Les traitements sont souvent inadaptés aux
femmes
Les professionnels de santé commencent à s’intéresser aux
particularités liées au genre. « Mais il y a très peu de formations sur
ces sujets auprès des étudiants en médecine. De même, les médecins ne sont pas
assez formés à détecter
les violences dont peuvent être victimes les femmes et à créer un
climat qui permettrait d’aborder ces questions en consultation », regrette
Catherine Vidal, coauteure de Femmes
et santé, encore une affaire d’hommes ? ( éd.

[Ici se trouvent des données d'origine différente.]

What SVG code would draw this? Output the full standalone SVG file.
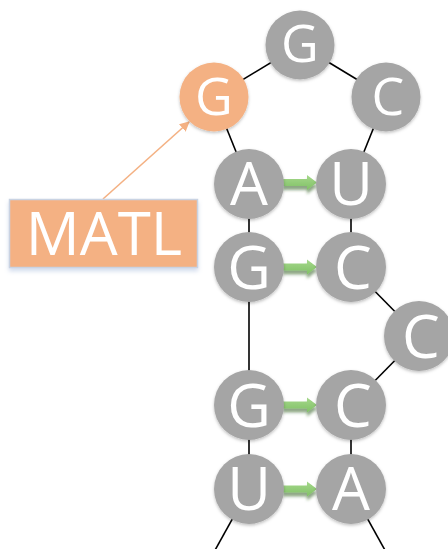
<svg xmlns="http://www.w3.org/2000/svg" width="448" height="549" viewBox="0 0 448 549">
  <defs>
    <style>
      .edge { stroke: #000; stroke-width: 1.6; fill: none; }
      .nt circle { fill: #a5a5a5; filter: url(#soft); }
      .nt.hl circle { fill: #f4b183; }
      .nt text { font-family: "Open Sans", "Noto Sans", sans-serif; font-size: 60px; fill: #fff; text-anchor: middle; }
      .nt.loop text { font-size: 52px; }
      .pair { fill: url(#pairFill); filter: url(#gshadow); }
      .callout { stroke: #f4b183; stroke-width: 1.6; fill: none; }
    </style>
    <linearGradient id="pairFill" x1="0" y1="0" x2="0" y2="1">
      <stop offset="0" stop-color="#a6d88c"/>
      <stop offset="1" stop-color="#80c165"/>
    </linearGradient>
    <filter id="soft" x="-30%" y="-30%" width="160%" height="160%">
      <feDropShadow dx="0" dy="1.5" stdDeviation="1.5" flood-color="#000" flood-opacity="0.25"/>
    </filter>
    <filter id="gshadow" x="-30%" y="-80%" width="160%" height="260%">
      <feDropShadow dx="0" dy="4" stdDeviation="1.5" flood-color="#2f5e22" flood-opacity="0.55"/>
    </filter>
    <filter id="boxshadow" x="-10%" y="-20%" width="120%" height="150%">
      <feDropShadow dx="0" dy="3" stdDeviation="2" flood-color="#9db4d8" flood-opacity="0.45"/>
    </filter>
    <marker id="orangeHead" markerWidth="10" markerHeight="10" refX="9" refY="5" orient="auto" markerUnits="userSpaceOnUse">
      <path d="M0,0 L10,5 L0,10 Z" fill="#f4b183"/>
    </marker>
    <!-- base-pair arrow shape, drawn from x=0 pointing right -->
    <path id="pairArrow" d="M0,-3.5 H24 V-7.5 L34,0 L24,7.5 V3.5 H0 Z"/>
  </defs>

  <g id="connectors">
    <line class="edge" x1="214" y1="97" x2="300" y2="45"/>
    <line class="edge" x1="300" y1="45" x2="386" y2="97"/>
    <line class="edge" x1="214" y1="97" x2="249" y2="184"/>
    <line class="edge" x1="386" y1="97" x2="351" y2="184"/>
    <line class="edge" x1="249" y1="184" x2="249" y2="267"/>
    <line class="edge" x1="351" y1="184" x2="351" y2="267"/>
    <line class="edge" x1="351" y1="267" x2="419" y2="336"/>
    <line class="edge" x1="249" y1="267" x2="249" y2="405"/>
    <line class="edge" x1="419" y1="336" x2="351" y2="405"/>
    <line class="edge" x1="249" y1="405" x2="249" y2="489"/>
    <line class="edge" x1="351" y1="405" x2="351" y2="489"/>
    <line class="edge" x1="249" y1="489" x2="214" y2="552"/>
    <line class="edge" x1="351" y1="489" x2="386" y2="552"/>
    <line class="callout" x1="103" y1="199" x2="189" y2="122" marker-end="url(#orangeHead)"/>
    <use href="#pairArrow" class="pair" x="283" y="182.5"/>
    <use href="#pairArrow" class="pair" x="283" y="267"/>
    <use href="#pairArrow" class="pair" x="283" y="405"/>
    <use href="#pairArrow" class="pair" x="283" y="489"/>
  </g>

  <g id="n-g1" class="nt hl loop"><circle cx="214" cy="97" r="34.5"/><text x="214" y="115">G</text></g>
  <g id="n-g2" class="nt loop"><circle cx="300" cy="45" r="34.5"/><text x="300" y="62">G</text></g>
  <g id="n-c1" class="nt loop"><circle cx="386" cy="97" r="34.5"/><text x="388" y="115">C</text></g>
  <g id="n-a1" class="nt"><circle cx="249" cy="184" r="35"/><text x="249" y="205">A</text></g>
  <g id="n-u1" class="nt"><circle cx="351" cy="184" r="35"/><text x="351" y="205">U</text></g>
  <g id="n-g3" class="nt"><circle cx="249" cy="267" r="35"/><text x="249" y="289">G</text></g>
  <g id="n-c2" class="nt"><circle cx="351" cy="267" r="35"/><text x="353" y="289">C</text></g>
  <g id="n-c3" class="nt"><circle cx="419" cy="336" r="35"/><text x="421" y="358">C</text></g>
  <g id="n-g4" class="nt"><circle cx="249" cy="405" r="35"/><text x="249" y="427">G</text></g>
  <g id="n-c4" class="nt"><circle cx="351" cy="405" r="35"/><text x="353" y="427">C</text></g>
  <g id="n-u2" class="nt"><circle cx="249" cy="489" r="35"/><text x="249" y="510">U</text></g>
  <g id="n-a2" class="nt"><circle cx="351" cy="489" r="35"/><text x="351" y="510">A</text></g>

  <g id="label-matl">
    <rect x="9.5" y="199.5" width="188" height="68" fill="#f4b183" stroke="#c9d3e3" stroke-width="1.5" filter="url(#boxshadow)"/>
    <text x="104" y="255" font-family="Open Sans, Noto Sans, sans-serif" font-size="60" fill="#fff" text-anchor="middle">MATL</text>
  </g>
</svg>
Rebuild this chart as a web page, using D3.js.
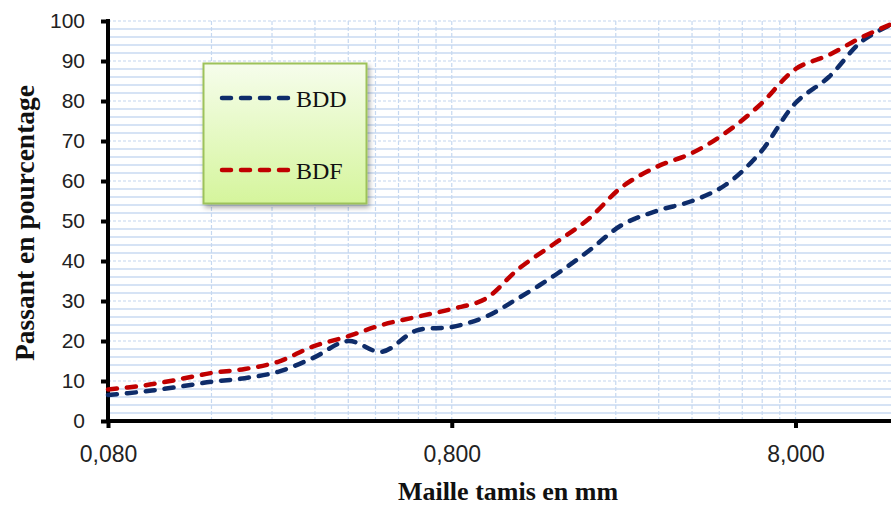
<!DOCTYPE html>
<html><head><meta charset="utf-8">
<script src="https://cdn.jsdelivr.net/npm/d3@7"></script>
<style>html,body{margin:0;padding:0;background:#fff;overflow:hidden}</style>
</head><body>
<script>
const sieves = [0.08,0.1,0.125,0.16,0.2,0.25,0.315,0.4,0.5,0.63,0.8,1,1.25,1.6,2,2.5,3.15,4,5,6.3,8,10,12.5,16];
const bdd = [6.5,7.3,8.4,9.8,10.7,12.3,15.7,20,17.3,22.6,23.5,26,30.7,36.5,42.5,49,52.5,55,59,67,79.5,86,95,100];
const bdf = [7.9,8.8,10.2,12,13,14.8,18.6,21.2,24,26,28,30.5,38,44.5,50.5,58.5,63.5,67,72,79,88,91.5,96,100];
const seriesNames = ["BDD","BDF"];
const seriesColors = ["#0e2c6a","#c00000"];
const xTicks = [0.08,0.8,8];
const yTicks = [0,10,20,30,40,50,60,70,80,90,100];
const xTitle = "Maille tamis en mm";
const yTitle = "Passant en pourcentage";

const W = 891, H = 507;
const svg = d3.select("body").append("svg").attr("width",W).attr("height",H);
const x = d3.scaleLog().domain([0.08,16]).range([108,899]);
const y = d3.scaleLinear().domain([0,100]).range([421,21]);

const defs = svg.append("defs");
const grad = defs.append("linearGradient").attr("id","lg").attr("x1",0).attr("y1",0).attr("x2",0).attr("y2",1);
grad.append("stop").attr("offset","0%").attr("stop-color","#f6fdec");
grad.append("stop").attr("offset","100%").attr("stop-color","#d5f59c");
const f = defs.append("filter").attr("id","sh").attr("x","-20%").attr("y","-20%").attr("width","140%").attr("height","140%");
f.append("feDropShadow").attr("dx",2).attr("dy",3).attr("stdDeviation",2.5).attr("flood-color","#000").attr("flood-opacity",0.35);

// grid
const g = svg.append("g");
const minorY = d3.range(0,101,2).filter(v=>v%10!==0);
g.selectAll(".hm").data(minorY).join("line")
  .attr("x1",108).attr("x2",W).attr("y1",d=>y(d)).attr("y2",d=>y(d))
  .attr("stroke","#c9daf2").attr("stroke-width",1.5);
g.selectAll(".hM").data(yTicks.filter(v=>v>0)).join("line")
  .attr("x1",108).attr("x2",W).attr("y1",d=>y(d)).attr("y2",d=>y(d))
  .attr("stroke","#c3d6ef").attr("stroke-width",1.2).attr("stroke-dasharray","3,2");
const vLines = [];
[0.08,0.8,8].forEach(b=>{ for(let k=1;k<=9;k++){ const v=b*k; if(v>0.08 && v<=16) vLines.push(v);} });
g.selectAll(".v").data(vLines).join("line")
  .attr("x1",d=>x(d)).attr("x2",d=>x(d)).attr("y1",21).attr("y2",421)
  .attr("stroke","#c6d8f0").attr("stroke-width",1.2).attr("stroke-dasharray","4,2");

// axes
const ax = svg.append("g");
const yAxis = d3.axisLeft(y).tickValues(yTicks).tickSize(7).tickPadding(16).tickFormat(d3.format("d"));
const ya = ax.append("g").attr("transform","translate(108,0)").call(yAxis);
ya.select(".domain").attr("stroke","#000").attr("stroke-width",4).attr("d","M0,19V423");
ya.selectAll(".tick line").attr("stroke","#000").attr("stroke-width",4);
ya.selectAll(".tick text").attr("font-family","Liberation Sans, Arial, sans-serif").attr("font-size",21).attr("fill","#222");

const xAxis = d3.axisBottom(x).tickValues(xTicks).tickSize(7).tickPadding(18).tickFormat(d=>d.toFixed(3).replace(".",","));
const xa = ax.append("g").attr("transform","translate(0,421)").call(xAxis);
xa.select(".domain").attr("stroke","#000").attr("stroke-width",4).attr("d","M106,0H"+W);
xa.selectAll(".tick line").attr("stroke","#000").attr("stroke-width",4);
xa.selectAll(".tick text").attr("font-family","Liberation Sans, Arial, sans-serif").attr("font-size",23).attr("fill","#222");

// lines
const line = d3.line().x(d=>x(d[0])).y(d=>y(d[1])).curve(d3.curveCatmullRom.alpha(0.5));
[bdd,bdf].forEach((vals,i)=>{
  svg.append("path").datum(sieves.map((s,j)=>[s,vals[j]]))
    .attr("d",line).attr("fill","none").attr("stroke",seriesColors[i])
    .attr("stroke-width",4.5).attr("stroke-linecap","round").attr("stroke-dasharray","9,10");
});

// legend
const lg = svg.append("g");
lg.append("rect").attr("x",203.5).attr("y",63.5).attr("width",163).attr("height",140)
  .attr("fill","url(#lg)").attr("stroke","#9dc25a").attr("stroke-width",2).attr("filter","url(#sh)");
const ly = [98,170];
seriesNames.forEach((n,i)=>{
  lg.append("line").attr("x1",222).attr("x2",290).attr("y1",ly[i]).attr("y2",ly[i])
    .attr("stroke",seriesColors[i]).attr("stroke-width",4.5).attr("stroke-linecap","round").attr("stroke-dasharray","9,10");
  lg.append("text").attr("x",296).attr("y",ly[i]+9).text(n)
    .attr("font-family","Liberation Serif, Times New Roman, serif").attr("font-size",24).attr("fill","#111");
});

// titles
svg.append("text").attr("x",508).attr("y",500).attr("text-anchor","middle").text(xTitle)
  .attr("font-family","Liberation Serif, Times New Roman, serif").attr("font-weight","bold").attr("font-size",26).attr("fill","#111");
svg.append("text").attr("transform","translate(34,223) rotate(-90)").attr("text-anchor","middle").text(yTitle)
  .attr("font-family","Liberation Serif, Times New Roman, serif").attr("font-weight","bold").attr("font-size",27.5).attr("fill","#111");
</script>
</body></html>
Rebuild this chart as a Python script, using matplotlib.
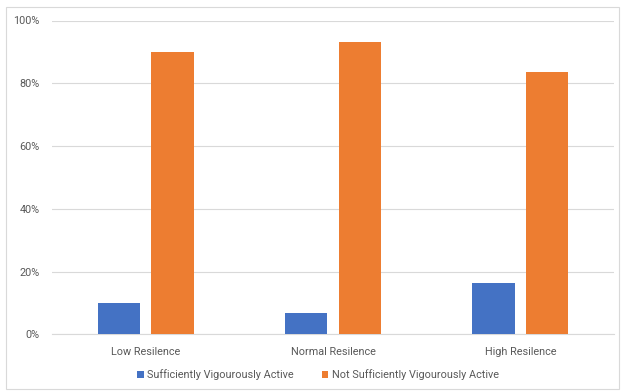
import matplotlib

matplotlib.use("Agg")
import matplotlib.pyplot as plt
from matplotlib.patches import Rectangle
from matplotlib.ticker import PercentFormatter
import numpy as np

categories = ["Low Resilence", "Normal Resilence", "High Resilence"]
active = [0.10, 0.068, 0.164]
not_active = [0.90, 0.93, 0.836]
series_names = ["Sufficiently Vigourously Active", "Not Sufficiently Vigourously Active"]
y_ticks = [0.0, 0.2, 0.4, 0.6, 0.8, 1.0]

BLUE = "#4472C4"
ORANGE = "#ED7D31"
TEXT = "#595959"
GRID = "#D9D9D9"

plt.rcParams["font.family"] = ["Roboto", "DejaVu Sans"]

fig = plt.figure(figsize=(6.21, 3.91), dpi=100)
# thin frame around the whole chart area
fig.patches.append(
    Rectangle(
        (5.5 / 621, 1.8 / 391), 613.5 / 621, 382.5 / 391,
        transform=fig.transFigure, facecolor="none",
        edgecolor=GRID, linewidth=0.8, zorder=-1,
    )
)

ax = fig.add_axes([52 / 621, 56.7 / 391, 562 / 621, 313.8 / 391])
ax.patch.set_alpha(0)
x = np.arange(len(categories))
width = 0.226
offset = 0.143
ax.bar(x - offset, active, width, color=BLUE, label=series_names[0], zorder=3)
ax.bar(x + offset, not_active, width, color=ORANGE, label=series_names[1], zorder=3)

ax.set_xlim(-0.5, len(categories) - 0.5)
ax.set_ylim(0, 1)
ax.set_yticks(y_ticks)
ax.yaxis.set_major_formatter(PercentFormatter(1.0, decimals=0))
ax.set_xticks(x)
ax.set_xticklabels(categories)
ax.grid(axis="y", color=GRID, linewidth=0.8, zorder=0)
for side in ["top", "right", "left"]:
    ax.spines[side].set_visible(False)
ax.spines["bottom"].set_color(GRID)
ax.spines["bottom"].set_linewidth(0.8)
ax.tick_params(axis="both", length=0, colors=TEXT, labelsize=7.8)
ax.tick_params(axis="x", pad=9)
ax.tick_params(axis="y", pad=9)

handles, labels = ax.get_legend_handles_labels()
fig.legend(
    handles, labels, loc="center", bbox_to_anchor=(0.512, 16 / 391), ncol=2,
    frameon=False, fontsize=7.8, labelcolor=TEXT, handlelength=0.6,
    handleheight=0.6, handletextpad=0.3, columnspacing=2.6,
)

fig.savefig("out.png", dpi=100)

Belin).
Pendant longtemps, la recherche scientifique sur de nouveaux
médicaments n’a tenu aucun compte des spécificités féminines. « Les
mouvements féministes aux États-Unis ont été les premiers à le dénoncer et à
obtenir le vote d’une loi, en 1993, obligeant les acteurs de la recherche
à inclure des femmes dans leurs essais cliniques », observe Catherine
Vidal. L’Europe a suivi le mouvement, mais avec un temps de retard.
Conséquences : les médicaments ne sont pas toujours adaptés au métabolisme féminin.
« Dans
le traitement du cholestérol, les femmes qui prennent une statine ont davantage
de crampes que les hommes, tout simplement parce que la dose a été calculée
pour des hommes », précise Claire Mounier-Vehier.
De même, les femmes qui bénéficient d’une réadaptation cardiaque
après un infarctus sont deux fois moins nombreuses que les hommes. Dans
certains cas, le médecin ne la leur a pas proposée. Mais parfois, c’est la
patiente qui a refusé. Pour faire avancer les choses, les femmes devront aussi
changer de regard sur leur propre santé.